I post these footnotes in the form of bullet points and differentiate facts and law from (my) opinion. I posted my fourth set on May 9 with previous editions (May 5, May 2 and April 25) appended. Today I want to add 10 footnotes in the same form:

• The court has set up a page here devoted to public filings in the case. It is indispensable for anyone seeking to follow the course of the case. The court has set up similar pages in the related cases, each of which is accessible on the Chauvin page.

• Filings yesterday (June 2) address sentencing, which is scheduled for June 25 and will be televised. Prosecutors seek a sentence of 30 years. Chauvin seeks probation with a sentence of time served.

• The presumed sentence under state sentencing guidelines is 12-and-a- half years. I infer from the court’s previous finding the existence of aggravating factors that the sentence will track that the prosecutors’ suggestion more closely than that of Chauvin’s.
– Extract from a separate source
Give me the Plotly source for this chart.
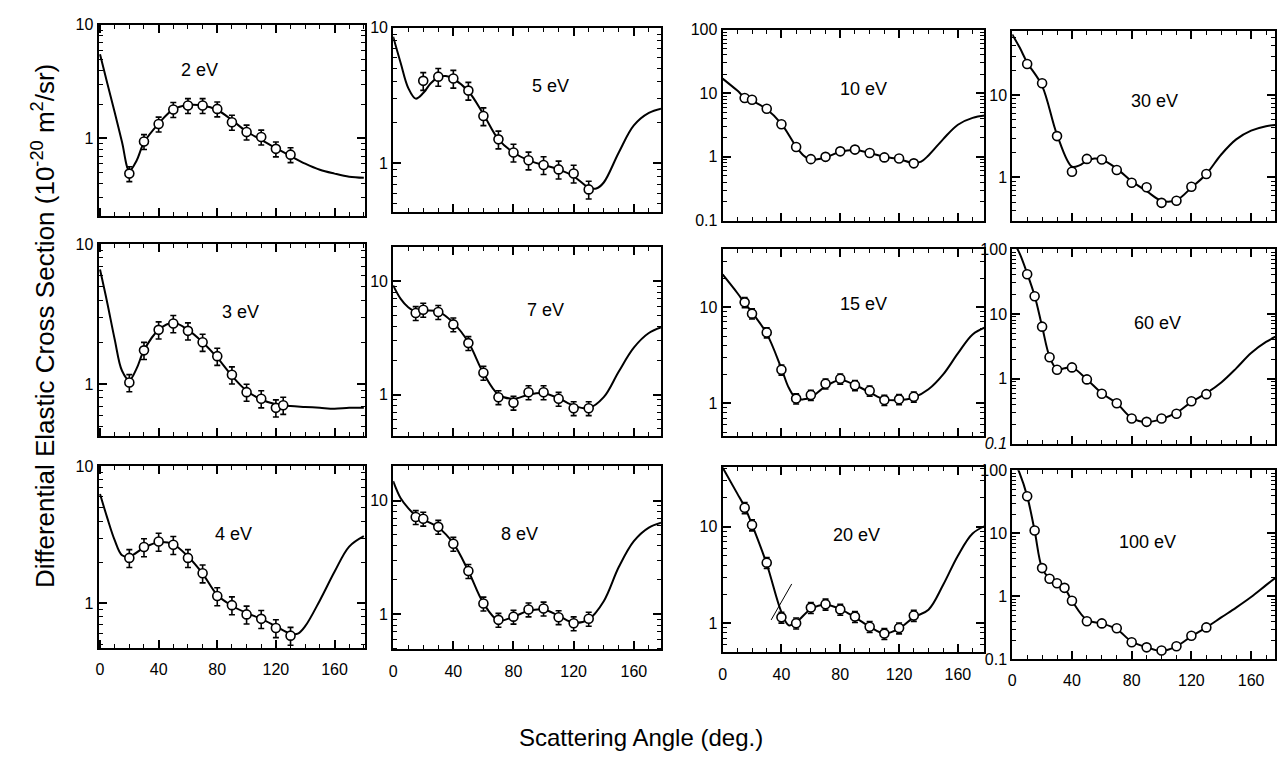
import math
import plotly.graph_objects as go

W, H = 1277, 776
FONT = "Liberation Sans, Arial, Helvetica, sans-serif"

# ---------------- data ----------------
panel_labels = ["2 eV", "5 eV", "10 eV", "30 eV",
                "3 eV", "7 eV", "15 eV", "60 eV",
                "4 eV", "8 eV", "20 eV", "100 eV"]

# measured DCS (10^-20 m^2/sr) vs scattering angle (deg)
ang_2 = [20, 30, 40, 50, 60, 70, 80, 90, 100, 110, 120, 130]
dcs_2 = [0.49, 0.94, 1.34, 1.80, 1.95, 1.95, 1.82, 1.39, 1.14, 1.03, 0.81, 0.72]
ang_5 = [20, 30, 40, 50, 60, 70, 80, 90, 100, 110, 120, 130]
dcs_5 = [4.06, 4.36, 4.22, 3.44, 2.23, 1.50, 1.20, 1.05, 0.97, 0.90, 0.84, 0.64]
ang_10 = [15, 20, 30, 40, 50, 60, 70, 80, 90, 100, 110, 120, 130]
dcs_10 = [8.4, 7.9, 5.7, 3.26, 1.43, 0.92, 1.0, 1.22, 1.30, 1.15, 0.98, 0.94, 0.79]
ang_30 = [10, 20, 30, 40, 50, 60, 70, 80, 90, 100, 110, 120, 130]
dcs_30 = [24, 14, 3.18, 1.17, 1.68, 1.65, 1.23, 0.86, 0.76, 0.49, 0.52, 0.77, 1.10]
ang_3 = [20, 30, 40, 50, 60, 70, 80, 90, 100, 110, 120, 125]
dcs_3 = [1.03, 1.75, 2.45, 2.72, 2.41, 2.0, 1.59, 1.17, 0.88, 0.79, 0.68, 0.71]
ang_7 = [15, 20, 30, 40, 50, 60, 70, 80, 90, 100, 110, 120, 130]
dcs_7 = [5.25, 5.61, 5.36, 4.17, 2.85, 1.56, 0.95, 0.85, 1.05, 1.05, 0.92, 0.76, 0.76]
ang_15 = [15, 20, 30, 40, 50, 60, 70, 80, 90, 100, 110, 120, 130]
dcs_15 = [11.2, 8.55, 5.44, 2.23, 1.12, 1.22, 1.60, 1.80, 1.54, 1.35, 1.08, 1.10, 1.17]
ang_60 = [10, 15, 20, 25, 30, 40, 50, 60, 70, 80, 90, 100, 110, 120, 130]
dcs_60 = [41, 18.7, 6.37, 2.15, 1.38, 1.50, 0.98, 0.59, 0.42, 0.244, 0.217, 0.244, 0.29, 0.45, 0.58]
ang_4 = [20, 30, 40, 50, 60, 70, 80, 90, 100, 110, 120, 130]
dcs_4 = [2.15, 2.58, 2.83, 2.68, 2.15, 1.66, 1.13, 0.97, 0.83, 0.77, 0.66, 0.58]
ang_8 = [15, 20, 30, 40, 50, 60, 70, 80, 90, 100, 110, 120, 130]
dcs_8 = [7.18, 6.94, 5.88, 4.17, 2.40, 1.24, 0.89, 0.95, 1.10, 1.12, 0.94, 0.83, 0.91]
ang_20 = [15, 20, 30, 40, 50, 60, 70, 80, 90, 100, 110, 120, 130]
dcs_20 = [15.7, 10.4, 4.24, 1.15, 1.0, 1.45, 1.57, 1.39, 1.17, 0.92, 0.78, 0.89, 1.20]
ang_100 = [10, 15, 20, 25, 30, 35, 40, 50, 60, 70, 80, 90, 100, 110, 120, 130]
dcs_100 = [38.8, 11.1, 2.8, 1.9, 1.61, 1.36, 0.85, 0.40, 0.37, 0.31, 0.186, 0.154, 0.137, 0.16, 0.235, 0.32]

# error bars (percent) per panel
err_pct = [15, 15, 0, 8, 14, 14, 12, 0, 15, 14, 13, 0]

# theory curves
th_ang_2 = [0, 5, 10, 15, 20, 25, 30, 40, 50, 60, 70, 80, 90, 100, 110, 120, 130, 140, 150, 160, 170, 180]
th_2 = [5.5, 3.05, 1.7, 0.93, 0.52, 0.64, 0.92, 1.35, 1.8, 1.97, 1.95, 1.78, 1.45, 1.15, 0.97, 0.82, 0.70, 0.60, 0.53, 0.49, 0.46, 0.45]
th_ang_5 = [0, 5, 10, 15, 20, 25, 30, 35, 40, 50, 60, 70, 80, 90, 100, 110, 120, 130, 135, 140, 150, 160, 170, 180]
th_5 = [8.6, 5.5, 3.6, 3.0, 3.3, 3.9, 4.3, 4.4, 4.2, 3.4, 2.3, 1.5, 1.2, 1.05, 0.97, 0.9, 0.8, 0.66, 0.65, 0.72, 1.2, 1.9, 2.35, 2.55]
th_ang_10 = [0, 10, 15, 20, 30, 40, 50, 55, 60, 70, 80, 90, 100, 110, 120, 130, 135, 140, 150, 160, 170, 180]
th_10 = [17, 11, 8.6, 7.6, 5.6, 3.3, 1.45, 1.05, 0.9, 0.98, 1.2, 1.28, 1.15, 1.0, 0.92, 0.8, 0.84, 1.05, 1.9, 3.2, 4.1, 4.5]
th_ang_30 = [0, 5, 10, 20, 30, 40, 45, 50, 55, 60, 70, 80, 90, 100, 110, 120, 130, 140, 150, 160, 170, 180]
th_30 = [55, 38, 25, 13, 3.3, 1.35, 1.4, 1.6, 1.7, 1.65, 1.28, 0.9, 0.68, 0.52, 0.53, 0.75, 1.1, 1.9, 2.9, 3.7, 4.2, 4.4]
th_ang_3 = [0, 5, 10, 15, 20, 25, 30, 40, 50, 60, 70, 80, 90, 100, 110, 120, 130, 140, 150, 160, 170, 180]
th_3 = [6.6, 3.8, 2.1, 1.25, 1.07, 1.3, 1.75, 2.45, 2.75, 2.45, 2.0, 1.55, 1.15, 0.9, 0.78, 0.72, 0.70, 0.69, 0.68, 0.67, 0.68, 0.68]
th_ang_7 = [0, 5, 10, 15, 20, 30, 40, 50, 60, 70, 80, 90, 100, 110, 120, 130, 140, 150, 160, 170, 180]
th_7 = [9.2, 7.0, 5.9, 5.4, 5.5, 5.4, 4.3, 2.9, 1.55, 1.0, 0.92, 1.0, 1.03, 0.93, 0.8, 0.76, 0.95, 1.6, 2.6, 3.5, 4.0]
th_ang_15 = [0, 10, 15, 20, 30, 40, 45, 50, 55, 60, 70, 80, 90, 100, 110, 120, 130, 140, 150, 160, 170, 180]
th_15 = [21.8, 14, 11, 8.8, 5.3, 2.3, 1.45, 1.12, 1.1, 1.15, 1.5, 1.75, 1.55, 1.3, 1.1, 1.08, 1.15, 1.4, 2.0, 3.3, 5.2, 6.3]
th_ang_60 = [0, 5, 10, 15, 20, 25, 30, 35, 40, 50, 60, 70, 80, 90, 100, 110, 120, 130, 140, 150, 160, 170, 180]
th_60 = [140, 85, 42, 19, 6.4, 2.2, 1.4, 1.45, 1.5, 0.98, 0.6, 0.42, 0.25, 0.215, 0.24, 0.3, 0.44, 0.6, 0.88, 1.45, 2.5, 3.7, 4.9]
th_ang_4 = [0, 5, 10, 15, 20, 30, 40, 50, 60, 70, 80, 90, 100, 110, 120, 130, 135, 140, 150, 160, 170, 180]
th_4 = [6.3, 4.2, 2.9, 2.25, 2.2, 2.55, 2.8, 2.7, 2.2, 1.65, 1.15, 0.96, 0.85, 0.77, 0.68, 0.6, 0.6, 0.68, 1.05, 1.7, 2.6, 3.1]
th_ang_8 = [0, 5, 10, 15, 20, 30, 40, 50, 60, 70, 80, 90, 100, 110, 120, 130, 140, 150, 160, 170, 180]
th_8 = [14.9, 10.5, 8.6, 7.4, 6.8, 5.8, 4.2, 2.4, 1.25, 0.88, 0.95, 1.07, 1.1, 0.97, 0.84, 0.9, 1.3, 2.6, 4.4, 5.8, 6.5]
th_ang_20 = [0, 10, 15, 20, 30, 40, 45, 50, 60, 70, 80, 90, 100, 110, 120, 130, 140, 150, 160, 170, 180]
th_20 = [41, 22, 16, 10.5, 4.1, 1.3, 0.95, 1.02, 1.4, 1.55, 1.4, 1.15, 0.92, 0.78, 0.88, 1.15, 1.38, 2.5, 5.0, 8.5, 10.4]
th_ang_100 = [0, 5, 10, 15, 20, 25, 30, 35, 40, 50, 60, 70, 80, 90, 100, 110, 120, 130, 140, 150, 160, 170, 180]
th_100 = [160, 90, 39, 11, 2.8, 1.9, 1.6, 1.35, 0.85, 0.42, 0.37, 0.3, 0.19, 0.155, 0.135, 0.16, 0.23, 0.32, 0.46, 0.66, 0.97, 1.5, 2.3]

# stray pen stroke in the 20 eV panel
stray_ang = [33, 47]
stray_val = [1.08, 2.55]

# y-axis ranges per panel (data units)
y_lo = [0.21, 0.44, 0.1, 0.3, 0.43, 0.434, 0.46, 0.1, 0.477, 0.49, 0.5, 0.1]
y_hi = [10, 10, 100, 61, 10, 20, 40, 100, 10, 20, 41, 100]

exp_ang = [ang_2, ang_5, ang_10, ang_30, ang_3, ang_7, ang_15, ang_60, ang_4, ang_8, ang_20, ang_100]
exp_dcs = [dcs_2, dcs_5, dcs_10, dcs_30, dcs_3, dcs_7, dcs_15, dcs_60, dcs_4, dcs_8, dcs_20, dcs_100]
th_ang = [th_ang_2, th_ang_5, th_ang_10, th_ang_30, th_ang_3, th_ang_7, th_ang_15, th_ang_60, th_ang_4, th_ang_8, th_ang_20, th_ang_100]
th_val = [th_2, th_5, th_10, th_30, th_3, th_7, th_15, th_60, th_4, th_8, th_20, th_100]

x_ticks = [0, 40, 80, 120, 160]
y_decades = [0.1, 1, 10, 100]
y_decade_text = ["0.1", "1", "10", "100"]

# ---------------- layout geometry (pixels) ----------------
boxes = [
    (95, 363, 17, 212), (391, 660, 20, 208), (722, 985, 22, 217), (1013, 1277, 23, 217),
    (95, 363, 241, 437), (391, 660, 244, 437), (722, 985, 246, 437), (1013, 1277, 246, 445),
    (95, 363, 468, 653), (391, 660, 468, 655), (722, 985, 469, 658), (1013, 1277, 472, 665),
]
x_ranges = [(-1, 181), (0, 178), (0, 178), (0, 176)]
label_pos = [(196, 63), (549, 80), (864, 83), (1156, 95),
             (238, 310), (544, 308), (864, 302), (1159, 322),
             (231, 537), (518, 537), (857, 538), (1149, 545)]

fig = go.Figure()
layout = dict(
    width=W, height=H, margin=dict(l=0, r=0, t=0, b=0),
    paper_bgcolor="white", plot_bgcolor="white", showlegend=False,
    font=dict(family=FONT, color="black"),
)

minor_y = [m * 10 ** e for e in range(-1, 3) for m in range(2, 10)]
annotations = []
for i in range(12):
    r, c = divmod(i, 4)
    n = i + 1
    xa = "x" if n == 1 else f"x{n}"
    ya = "y" if n == 1 else f"y{n}"
    x0, x1, y0, y1 = boxes[i]

    fig.add_trace(go.Scatter(
        x=th_ang[i], y=th_val[i], mode="lines",
        line=dict(color="black", width=2, shape="spline", smoothing=1.0),
        xaxis=xa, yaxis=ya, hoverinfo="skip"))
    if i == 10:
        fig.add_trace(go.Scatter(
            x=stray_ang, y=stray_val, mode="lines",
            line=dict(color="black", width=1), xaxis=xa, yaxis=ya, hoverinfo="skip"))
    fig.add_trace(go.Scatter(
        x=exp_ang[i], y=exp_dcs[i], mode="markers",
        marker=dict(symbol="circle", size=9, color="white", line=dict(color="black", width=1.6)),
        error_y=dict(type="percent", value=err_pct[i], visible=err_pct[i] > 0,
                     color="black", thickness=1.6, width=3),
        xaxis=xa, yaxis=ya))

    common = dict(showline=True, linecolor="black", linewidth=2, mirror="allticks",
                  ticks="inside", tickcolor="black", tickwidth=1.5, showgrid=False,
                  zeroline=False, tickfont=dict(family=FONT, size=16, color="black"))
    xr = x_ranges[c]
    xdict = dict(
        domain=[x0 / W, x1 / W], range=list(xr), anchor=ya,
        tickmode="array", tickvals=x_ticks, ticklen=8,
        showticklabels=(r == 2),
        minor=dict(tickmode="array", tickvals=list(range(0, 181, 10)), ticks="inside",
                   ticklen=4, tickwidth=1.3, tickcolor="black", showgrid=False),
        **common)
    if r == 2:
        xdict["ticklabelstandoff"] = 6
    layout["xaxis" if n == 1 else f"xaxis{n}"] = xdict

    lo, hi = y_lo[i], y_hi[i]
    vals, texts = [], []
    for v, t in zip(y_decades, y_decade_text):
        if lo * 0.999 <= v <= hi * 1.001:
            vals.append(v)
            texts.append("<i>0.1</i>" if (i == 7 and v == 0.1) else t)
    layout["yaxis" if n == 1 else f"yaxis{n}"] = dict(
        type="log", domain=[1 - y1 / H, 1 - y0 / H],
        range=[math.log10(lo) - 0.002, math.log10(hi) + 0.002], anchor=xa,
        tickmode="array", tickvals=vals, ticktext=texts, ticklen=8,
        minor=dict(tickmode="array", tickvals=[m for m in minor_y if lo < m < hi],
                   ticks="inside", ticklen=4, tickwidth=1.3, tickcolor="black", showgrid=False),
        **common)

    lx, ly = label_pos[i]
    annotations.append(dict(text=panel_labels[i], x=lx / W, y=1 - ly / H, xref="paper", yref="paper",
                            showarrow=False, xanchor="center", yanchor="middle",
                            font=dict(family=FONT, size=18, color="black")))

annotations.append(dict(text="Differential Elastic Cross Section (10<sup>-20</sup> m<sup>2</sup>/sr)",
                        x=40 / W, y=1 - 325 / H, xref="paper", yref="paper", textangle=-90,
                        showarrow=False, xanchor="center", yanchor="middle",
                        font=dict(family=FONT, size=26, color="black")))
annotations.append(dict(text="Scattering Angle (deg.)", x=640 / W, y=1 - 745 / H,
                        xref="paper", yref="paper", showarrow=False,
                        xanchor="center", yanchor="middle",
                        font=dict(family=FONT, size=24, color="black")))
layout["annotations"] = annotations
fig.update_layout(**layout)
fig.write_html("out.html")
• I have reported Judge Schiltz’s investigation of grand jury leaks in the federal civil rights case brought against Chauvin and his former colleagues. The leak I have followed most closely is the one to the Star Tribune’s Andy Mannix. Yesterday I noted the extension sought by the United States to respond to Judge Schiltz’s order. The Star Tribune has nothing today on the motion filed by the United States.

• Yesterday the United States filed a motion in the federal case seeking to have it declared complex under the Speedy Trial Act and thus free from the timeline set forth in the act (requiring trial within 70 days). Defendants do not oppose the motion.

• Chauvin has already been tried for murder in state court. The related state cases against the other three other officers were and scheduled for consolidated trial before Judge Cahill this August. In light of the federal case, Judge Cahill has rescheduled trial to next March. Despite the temptation to which the Biden Justice succumbed — the temptation to pile on and stoke the racial flames, consistent with the dominant themes of the administration — perhaps federal prosecutors should have stood aside and let the state cases proceed as scheduled. We have yet to be entrusted with a rationale supporting the federal case.

• Chauvin attorney Eric Nelson previously filed a new trial motion, but without a supporting memorandum setting forth the legal argument supporting it. Yesterday Nelson filed his 53-page memorandum supporting Chauvin’s new trial motion. I urge readers interested in the case to take it in with their own eyes.

• Nelson’s memorandum opens with argument on the issue of pretrial publicity/change of venue and pursues it at several points in passing. In my opinion it is strong. Judge Cahill has addressed each element of the argument adversely to Chauvin before and during trial; he won’t change his mind now. However, I think he has erred several times over.

• If Judge Cahill were to change his mind and grant Chauvin the requested relief, the Twin Cities would go down in flames yet again. There is no way Judge Cahill can escape the thought. It is illustrative of the fair trial issues he has botched. I am afraid that the same applies to the state appellate court judges sitting in St. Paul who will have to take up the issues in turn.

• The Star Tribune devotes one sentence to Chauvin’s post-trial motions in “Chauvin attorney argues for probation instead of prison time for George Floyd murder; prosecutors ask for 30 years.” If you get your news from the Star Tribune, this is all you would learn: “On Wednesday, Nelson also filed a 64-page memorandum seeking a new trial in a new location on several grounds, including prosecutorial misconduct and juror bias.”